You are also famous for delicious cakes and pies. Do you have a usual menu or does you mum enjoy experimenting? What would you recommend for us to have with our coffee?
It is hard to say. My mum tries to balance the menu so everyone can find what they like. Plus she always adds something extra and exciting. She also uses seasonal ingredients, now, for example, we have a rhubarb pie. Specialities on our menu are raw non-baked desserts and new gluten-free brownies without flour.
Apart from the family coffee business you study filmmaking. How do you want to link these two professions in the future?

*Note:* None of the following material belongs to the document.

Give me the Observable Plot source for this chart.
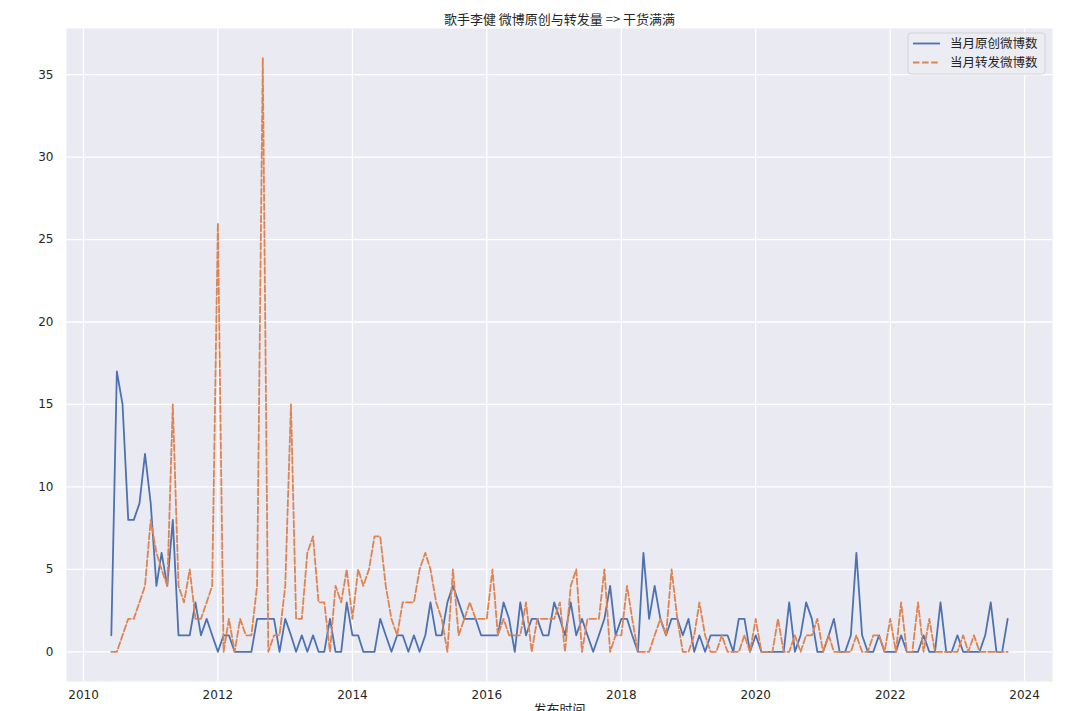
<!DOCTYPE html>
<html><head><meta charset="utf-8">
<script src="https://cdn.jsdelivr.net/npm/d3@7"></script>
<script src="https://cdn.jsdelivr.net/npm/@observablehq/plot@0.6"></script>
<style>
body{margin:0;background:#fff;}
#chart svg{display:block;}
</style>
</head><body><div id="chart"></div>
<script>
// Monthly counts, starting 2010-06
const startYear = 2010;
const startMonth = 6;
const original = [
  1,17,15,8,8,9,12,9,4,6,4,8,
  1,1,1,3,1,2,1,0,1,1,0,0,
  0,0,2,2,2,2,0,2,1,0,1,0,
  1,0,0,2,0,0,3,1,1,0,0,0,
  2,1,0,1,1,0,1,0,1,3,1,1,
  3,4,3,2,2,2,1,1,1,1,3,2,
  0,3,1,2,2,1,1,3,2,1,3,1,
  2,1,0,1,2,4,1,2,2,1,0,6,
  2,4,2,1,2,2,1,2,0,1,0,1,
  1,1,1,0,2,2,0,1,0,0,0,0,
  0,3,0,1,3,2,0,0,1,2,0,0,
  1,6,1,0,0,1,0,0,0,1,0,0,
  0,1,0,0,3,0,0,1,0,0,0,0,
  1,3,0,0,2
];
const retweet = [
  0,0,1,2,2,3,4,8,6,5,4,15,
  4,3,5,2,2,3,4,26,0,2,0,2,
  1,1,4,36,0,1,1,4,15,2,2,6,
  7,3,3,0,4,3,5,2,5,4,5,7,
  7,4,2,1,3,3,3,5,6,5,3,2,
  0,5,1,2,3,2,2,2,5,1,2,1,
  1,1,3,0,2,2,2,2,3,0,4,5,
  0,2,2,2,5,0,1,1,4,2,0,0,
  0,1,2,1,5,2,0,0,1,3,1,0,
  0,1,0,0,0,1,0,2,0,0,0,2,
  0,0,1,0,1,1,2,0,1,0,0,0,
  0,1,0,0,1,1,0,2,0,3,0,0,
  3,0,2,0,0,0,0,0,1,0,1,0,
  0,0,0,0,0
];
const seriesNames = ["当月原创微博数", "当月转发微博数"];
const seriesColors = ["#4C72B0", "#DD8452"];
const xTickYears = [2010, 2012, 2014, 2016, 2018, 2020, 2022, 2024];
const yTicks = [0, 5, 10, 15, 20, 25, 30, 35];
const titleText = "歌手李健 微博原创与转发量 => 干货满满";
const xLabelText = "发布时间";

const months = original.map((_, i) => new Date(Date.UTC(startYear, startMonth - 1 + i, 1)));
const rowsOriginal = months.map((d, i) => ({date: d, value: original[i]}));
const rowsRetweet = months.map((d, i) => ({date: d, value: retweet[i]}));
const xTicks = xTickYears.map(y => new Date(Date.UTC(y, 0, 1)));

const t0 = +months[0], t1 = +months[months.length - 1];
const pad = (t1 - t0) * 0.05;
const yMax = d3.max(retweet.concat(original));
const yPad = yMax * 0.05;

const cjk = "'DejaVu Sans', 'Noto Sans CJK SC', sans-serif";
const dash = "6.5,2.6";

const chart = Plot.plot({
  width: 1080,
  height: 711,
  marginLeft: 66,
  marginRight: 28,
  marginTop: 28,
  marginBottom: 30,
  style: {fontFamily: cjk, fontSize: "12px", color: "#262626", background: "#ffffff", overflow: "visible"},
  x: {type: "utc", domain: [new Date(t0 - pad), new Date(t1 + pad)]},
  y: {domain: [-yPad, yMax + yPad]},
  marks: [
    Plot.frame({fill: "#EAEAF2", stroke: "none"}),
    Plot.gridX(xTicks, {stroke: "#ffffff", strokeOpacity: 1, strokeWidth: 1.3}),
    Plot.gridY(yTicks, {stroke: "#ffffff", strokeOpacity: 1, strokeWidth: 1.3}),
    Plot.axisX(xTicks, {tickSize: 0, tickPadding: 9, tickFormat: d => String(d.getUTCFullYear()), fontSize: 12, label: null}),
    Plot.axisY(yTicks, {tickSize: 0, tickPadding: 13, fontSize: 12, label: null}),
    Plot.lineY(rowsOriginal, {x: "date", y: "value", stroke: seriesColors[0], strokeWidth: 1.8, strokeLinejoin: "round"}),
    Plot.lineY(rowsRetweet, {x: "date", y: "value", stroke: seriesColors[1], strokeWidth: 1.8, strokeDasharray: dash, strokeLinejoin: "round"}),
    Plot.text([titleText], {frameAnchor: "top", dy: -14, fontSize: 13, fill: "#262626", fontFamily: "'Noto Sans CJK SC', sans-serif"}),
    Plot.text([xLabelText], {frameAnchor: "bottom", dy: 32, fontSize: 13, fill: "#262626", fontFamily: "'Noto Sans CJK SC', sans-serif"})
  ]
});

document.getElementById("chart").appendChild(chart);

// Legend (top-right inside the axes)
const svg = d3.select(chart);
const fx1 = 1080 - 28;
const lg = svg.append("g").attr("transform", `translate(${fx1 - 144},33)`);
lg.append("rect").attr("width", 137).attr("height", 41).attr("rx", 3)
  .attr("fill", "#ECECF3").attr("fill-opacity", 0.9).attr("stroke", "#d2d2d8").attr("stroke-width", 1);
seriesNames.forEach((name, i) => {
  const yy = 10.5 + i * 19;
  lg.append("line").attr("x1", 5).attr("x2", 32).attr("y1", yy).attr("y2", yy)
    .attr("stroke", seriesColors[i]).attr("stroke-width", 1.8)
    .attr("stroke-dasharray", i === 1 ? dash : null);
  lg.append("text").attr("x", 42).attr("y", yy).attr("dy", "0.36em")
    .attr("text-anchor", "start")
    .attr("font-size", 12.5).attr("fill", "#262626")
    .attr("font-family", "'Noto Sans CJK SC', sans-serif").text(name);
});
</script>
</body></html>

(laughs) We will see. They are both very different. However, you need a cup of good coffee when filming and cafés need good directing. What I am really interested in is connecting the public space with art and creating local community spaces and subcultures. This doesn’t need to be just about film and photography but also literature, music, and creative community events. Coffee places were always the spots where political and socio-cultural movements and opinions were formed. This declined during the communist era and after the revolution it moved to varied student associations and other places where a regular person doesn’t have access. I would like to revive this, to move it back to coffee places, to provoke ordinary customers’ minds. Thus the customer would feel a connection to a certain place. This is my personal strategy for Café Nový Svět in the future – the possibility to build a new multicultural place in Prague’s Hradčany.